Justice has been served for Mehdi Ettir, a Franco-Tunisian murdered in the Belleville neighborhood of Paris in March 2011. On Tuesday, the Criminal Chamber of the Court of First Instance in Rabat sentenced Hassan B., the perpetrator of the murder, to 20 years in prison. He was tried for assault and battery resulting in death and use of a forged document. After his conviction, he immediately appealed, Radio France reported. The victim’s older sister, Inès Ettir, did the same. "I won’t give up, I’ll continue my fight no matter what, to get justice for my brother and for my family to find peace," she said. The appeal trial should be held in the next two months.

It all started with a dispute between her brother and Hassan B., two childhood friends. Mehdi had not tolerated that Hassan gassed a neighbor’s dog. A fight broke out between them. According to several witnesses, "Mehdi got the upper hand." But the next day, Hassan decided to take revenge. "He was waiting for my brother downstairs at my mother’s house. [...] He told him: ’come, let’s talk,’ recounts Inès Ettir. They grew up together, my brother didn’t mistrust him, but he didn’t see that he had a knife. He gave him the first blow to the thigh, another to the buttock. My brother ran, but as he was losing blood, he fell." She continues: "He tried to get up, but then the murderer arrived, kicked him in the head, then delivered another blow that pierced his lung and heart. And he fled to Morocco."

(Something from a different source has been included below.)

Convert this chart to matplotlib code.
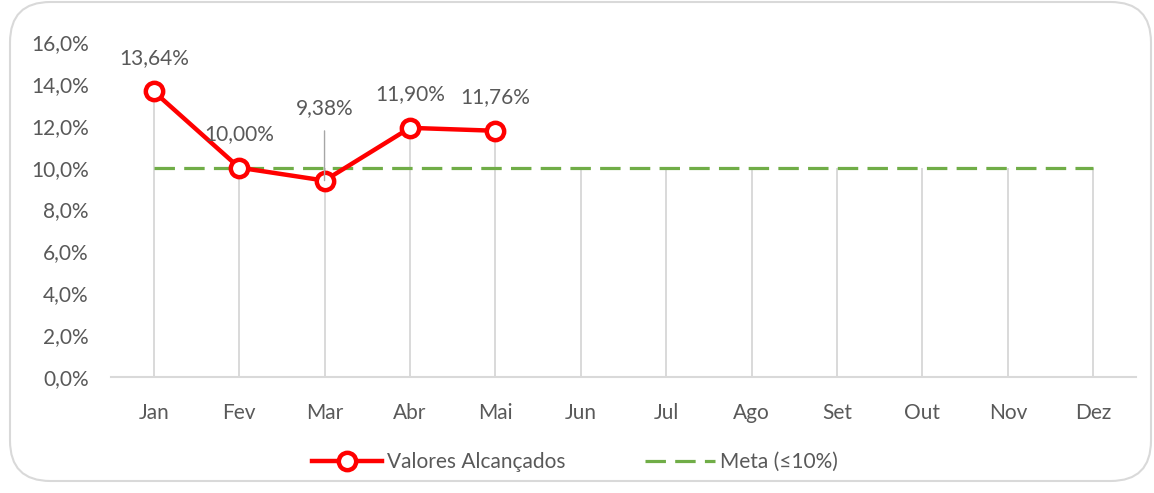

Three months after Mehdi’s murder, one of Hassan B.’s brothers "came to hand over" a death certificate to the judicial police in Paris. "He told them that his brother had committed suicide in Morocco," explains the victim’s sister. "In fact, it was the father who managed to have a fake death certificate made at the civil registry in Rabat. There were then funeral rites, the coffin, the lifting of the body..." Inès asserts that "everything was false, and fortunately the investigators of the judicial police unraveled the scheme." She will add: "They managed to crack some members of the family living in France. How could they do that? They probably thought they were very powerful... But I was lucky to have very good lawyers in France and Morocco."

After the investigators of the Paris judicial police were able to prove that everything was false, the Paris Court examined the case and handed down its verdict. In 2015, Hassan B. had been sentenced to 25 years in prison in absentia, the Parisian lawyer Joseph Cohen-Sabban said.